Fall 2025 (CMPT 495)
Led the Client-side Rendering with WebGPU-torch implementation.
Goal: Enable PAPR model rendering directly in the browser without Nerfstudio backend to eliminate network latency
Key Contributions:
- PAPR Model TypeScript Porting: Re-implemented PyTorch-based PAPR model in TypeScript using webgpu-torch library
- Missing Kernel Implementation: Implemented tensor operations missing in webgpu-torch (clamp, permute, softmax, transpose, conv2d, slice, sliceCopy, etc)
- Debugging Large Tensor Support: Extended 1D dispatch to 2D dispatch to handle tensors with 16M+ elements
- Performance Analysis:
- Analyzed kernel call overhead through Sin Benchmark
- Measured execution time distribution using Chrome DevTools GPU profiling
- Identified that 68.9% of render time was synchronization overhead (23,000+ WebGPU events for 512x512 render)
Results:
- Successfully rendered in browser for single test case
- 2.5x~4x slower render time compared to PyTorch (Assuming it’s due to WebGPU synchronization overhead)

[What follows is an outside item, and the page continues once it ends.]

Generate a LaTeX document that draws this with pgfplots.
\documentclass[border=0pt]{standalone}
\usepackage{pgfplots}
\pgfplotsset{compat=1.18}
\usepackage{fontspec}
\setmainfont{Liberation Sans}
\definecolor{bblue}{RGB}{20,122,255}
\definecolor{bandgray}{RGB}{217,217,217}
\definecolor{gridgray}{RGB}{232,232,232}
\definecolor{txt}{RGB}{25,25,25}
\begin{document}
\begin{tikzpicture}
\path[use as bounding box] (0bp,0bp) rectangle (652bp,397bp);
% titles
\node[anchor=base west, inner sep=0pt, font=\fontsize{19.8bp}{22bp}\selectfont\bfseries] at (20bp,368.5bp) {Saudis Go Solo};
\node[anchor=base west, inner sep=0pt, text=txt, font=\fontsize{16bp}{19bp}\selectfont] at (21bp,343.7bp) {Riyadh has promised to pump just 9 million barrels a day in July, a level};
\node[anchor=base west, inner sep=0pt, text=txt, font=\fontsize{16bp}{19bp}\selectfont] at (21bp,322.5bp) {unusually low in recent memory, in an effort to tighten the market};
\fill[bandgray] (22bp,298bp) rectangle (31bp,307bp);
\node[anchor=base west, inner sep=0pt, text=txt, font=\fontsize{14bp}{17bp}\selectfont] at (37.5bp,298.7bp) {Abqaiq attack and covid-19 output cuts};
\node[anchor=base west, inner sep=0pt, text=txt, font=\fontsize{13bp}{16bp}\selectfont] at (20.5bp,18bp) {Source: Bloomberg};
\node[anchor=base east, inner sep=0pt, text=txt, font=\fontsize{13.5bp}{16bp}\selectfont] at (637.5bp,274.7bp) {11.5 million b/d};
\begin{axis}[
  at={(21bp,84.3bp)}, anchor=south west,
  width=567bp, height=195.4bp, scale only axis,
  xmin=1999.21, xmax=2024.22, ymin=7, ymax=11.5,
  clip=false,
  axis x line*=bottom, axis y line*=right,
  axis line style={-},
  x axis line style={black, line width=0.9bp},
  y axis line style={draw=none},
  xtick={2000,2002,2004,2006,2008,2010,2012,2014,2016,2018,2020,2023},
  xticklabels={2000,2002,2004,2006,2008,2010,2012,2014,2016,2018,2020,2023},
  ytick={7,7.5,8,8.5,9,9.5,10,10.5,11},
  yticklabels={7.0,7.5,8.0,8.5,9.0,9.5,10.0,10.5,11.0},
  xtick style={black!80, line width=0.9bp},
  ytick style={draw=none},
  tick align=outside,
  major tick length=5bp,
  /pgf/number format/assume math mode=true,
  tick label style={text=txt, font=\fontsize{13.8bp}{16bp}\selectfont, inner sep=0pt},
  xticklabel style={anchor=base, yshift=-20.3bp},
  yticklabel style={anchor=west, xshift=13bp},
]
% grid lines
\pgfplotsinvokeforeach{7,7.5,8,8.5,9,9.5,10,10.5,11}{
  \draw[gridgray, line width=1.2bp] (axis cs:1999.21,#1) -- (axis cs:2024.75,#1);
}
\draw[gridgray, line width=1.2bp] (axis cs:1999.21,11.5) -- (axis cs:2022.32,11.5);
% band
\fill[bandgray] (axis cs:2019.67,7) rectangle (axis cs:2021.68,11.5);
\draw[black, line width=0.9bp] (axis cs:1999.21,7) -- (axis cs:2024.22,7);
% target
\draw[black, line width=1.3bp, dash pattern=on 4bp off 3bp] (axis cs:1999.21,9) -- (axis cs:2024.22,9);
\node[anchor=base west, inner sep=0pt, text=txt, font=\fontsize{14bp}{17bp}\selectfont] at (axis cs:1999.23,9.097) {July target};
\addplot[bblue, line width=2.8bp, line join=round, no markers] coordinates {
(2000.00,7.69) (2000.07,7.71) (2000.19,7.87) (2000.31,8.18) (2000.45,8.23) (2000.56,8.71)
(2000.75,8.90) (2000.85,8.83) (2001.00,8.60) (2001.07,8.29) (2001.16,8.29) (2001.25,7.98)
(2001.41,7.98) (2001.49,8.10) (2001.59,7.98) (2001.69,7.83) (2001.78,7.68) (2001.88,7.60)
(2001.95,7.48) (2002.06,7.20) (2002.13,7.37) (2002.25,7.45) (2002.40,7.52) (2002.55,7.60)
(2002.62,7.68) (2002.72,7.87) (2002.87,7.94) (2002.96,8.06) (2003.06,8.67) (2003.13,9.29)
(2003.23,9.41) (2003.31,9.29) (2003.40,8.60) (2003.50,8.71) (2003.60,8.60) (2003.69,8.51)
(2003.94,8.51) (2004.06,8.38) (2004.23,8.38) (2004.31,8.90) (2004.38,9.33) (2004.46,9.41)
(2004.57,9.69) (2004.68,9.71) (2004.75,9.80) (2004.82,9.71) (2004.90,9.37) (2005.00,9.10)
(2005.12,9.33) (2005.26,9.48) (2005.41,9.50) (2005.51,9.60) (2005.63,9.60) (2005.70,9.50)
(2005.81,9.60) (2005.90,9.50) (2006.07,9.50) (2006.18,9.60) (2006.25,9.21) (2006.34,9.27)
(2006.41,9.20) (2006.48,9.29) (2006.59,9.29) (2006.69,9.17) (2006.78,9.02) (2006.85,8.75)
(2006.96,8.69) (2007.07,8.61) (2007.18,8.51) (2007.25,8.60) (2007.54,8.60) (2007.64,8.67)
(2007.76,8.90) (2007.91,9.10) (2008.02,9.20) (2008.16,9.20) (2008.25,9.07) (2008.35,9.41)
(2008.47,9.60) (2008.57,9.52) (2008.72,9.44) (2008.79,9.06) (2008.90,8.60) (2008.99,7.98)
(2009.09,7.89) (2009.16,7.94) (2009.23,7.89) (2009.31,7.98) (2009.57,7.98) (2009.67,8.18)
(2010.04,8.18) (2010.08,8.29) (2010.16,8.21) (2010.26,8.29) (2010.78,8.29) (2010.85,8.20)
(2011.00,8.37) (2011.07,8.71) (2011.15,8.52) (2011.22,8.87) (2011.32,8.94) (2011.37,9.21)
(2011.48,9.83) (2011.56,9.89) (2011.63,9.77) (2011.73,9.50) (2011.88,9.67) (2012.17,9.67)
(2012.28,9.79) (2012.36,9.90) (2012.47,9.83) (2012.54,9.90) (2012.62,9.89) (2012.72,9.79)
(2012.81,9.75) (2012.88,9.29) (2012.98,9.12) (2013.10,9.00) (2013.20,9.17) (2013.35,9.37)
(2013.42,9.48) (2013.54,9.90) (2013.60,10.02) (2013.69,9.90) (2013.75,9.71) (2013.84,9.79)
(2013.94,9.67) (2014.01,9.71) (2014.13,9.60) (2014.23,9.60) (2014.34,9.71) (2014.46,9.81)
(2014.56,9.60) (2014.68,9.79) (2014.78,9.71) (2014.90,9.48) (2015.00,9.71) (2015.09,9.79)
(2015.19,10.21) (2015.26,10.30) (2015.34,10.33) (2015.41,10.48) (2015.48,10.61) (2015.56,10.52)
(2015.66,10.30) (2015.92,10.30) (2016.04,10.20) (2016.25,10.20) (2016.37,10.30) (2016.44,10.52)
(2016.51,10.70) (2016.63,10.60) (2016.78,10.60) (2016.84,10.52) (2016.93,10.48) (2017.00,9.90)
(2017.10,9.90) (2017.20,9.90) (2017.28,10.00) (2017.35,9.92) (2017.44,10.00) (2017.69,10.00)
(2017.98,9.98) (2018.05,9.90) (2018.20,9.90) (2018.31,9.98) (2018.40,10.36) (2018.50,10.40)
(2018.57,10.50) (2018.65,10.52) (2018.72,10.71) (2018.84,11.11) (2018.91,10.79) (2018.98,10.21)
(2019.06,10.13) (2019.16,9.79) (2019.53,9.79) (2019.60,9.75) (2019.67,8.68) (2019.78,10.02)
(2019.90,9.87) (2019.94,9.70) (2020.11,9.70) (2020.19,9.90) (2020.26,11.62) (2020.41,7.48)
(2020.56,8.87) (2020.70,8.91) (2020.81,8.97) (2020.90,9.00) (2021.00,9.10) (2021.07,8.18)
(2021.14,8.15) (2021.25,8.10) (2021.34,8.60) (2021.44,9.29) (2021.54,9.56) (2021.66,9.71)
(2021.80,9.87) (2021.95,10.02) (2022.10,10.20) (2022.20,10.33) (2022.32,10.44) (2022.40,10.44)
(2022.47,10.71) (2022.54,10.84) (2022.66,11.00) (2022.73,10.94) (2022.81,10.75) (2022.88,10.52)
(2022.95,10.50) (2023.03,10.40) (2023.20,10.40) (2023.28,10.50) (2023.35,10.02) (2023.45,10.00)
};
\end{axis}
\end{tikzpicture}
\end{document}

- Documented limitations and improvement directions for webgpu-torch library
| Resolution | Patches | Render Time | Kernel Calls |
|---|---|---|---|
| 64×64 | 1 | 0.38s | 567 |
| 256×256 | 16 | 2.74s | 5,502 |
| 512×512 | 64 | 11.35s | 21,366 |
Project Architecture
The project consists of multiple interconnected repositories:
3d-editor (main)
├── nerfstudio/
│ ├── models/papr_model.py # Main PAPR model
│ ├── fields/papr_field.py # Point-based field with attention
│ ├── pipelines/papr_pipeline.py # Training pipeline
│ └── viewer/custom/ # Point cloud editor
├── papr-cuda-topk/ # CUDA kernel optimization
└── viser/ # Custom Viser fork
└── webgpu-torch/ # WebGPU-torch fork (my focus)
Project Information
- Supervisor: Ke Li (keli@sfu.ca)
- Duration: May - December 2025
- Team members: Team of two (Summer) + one more member (Fall)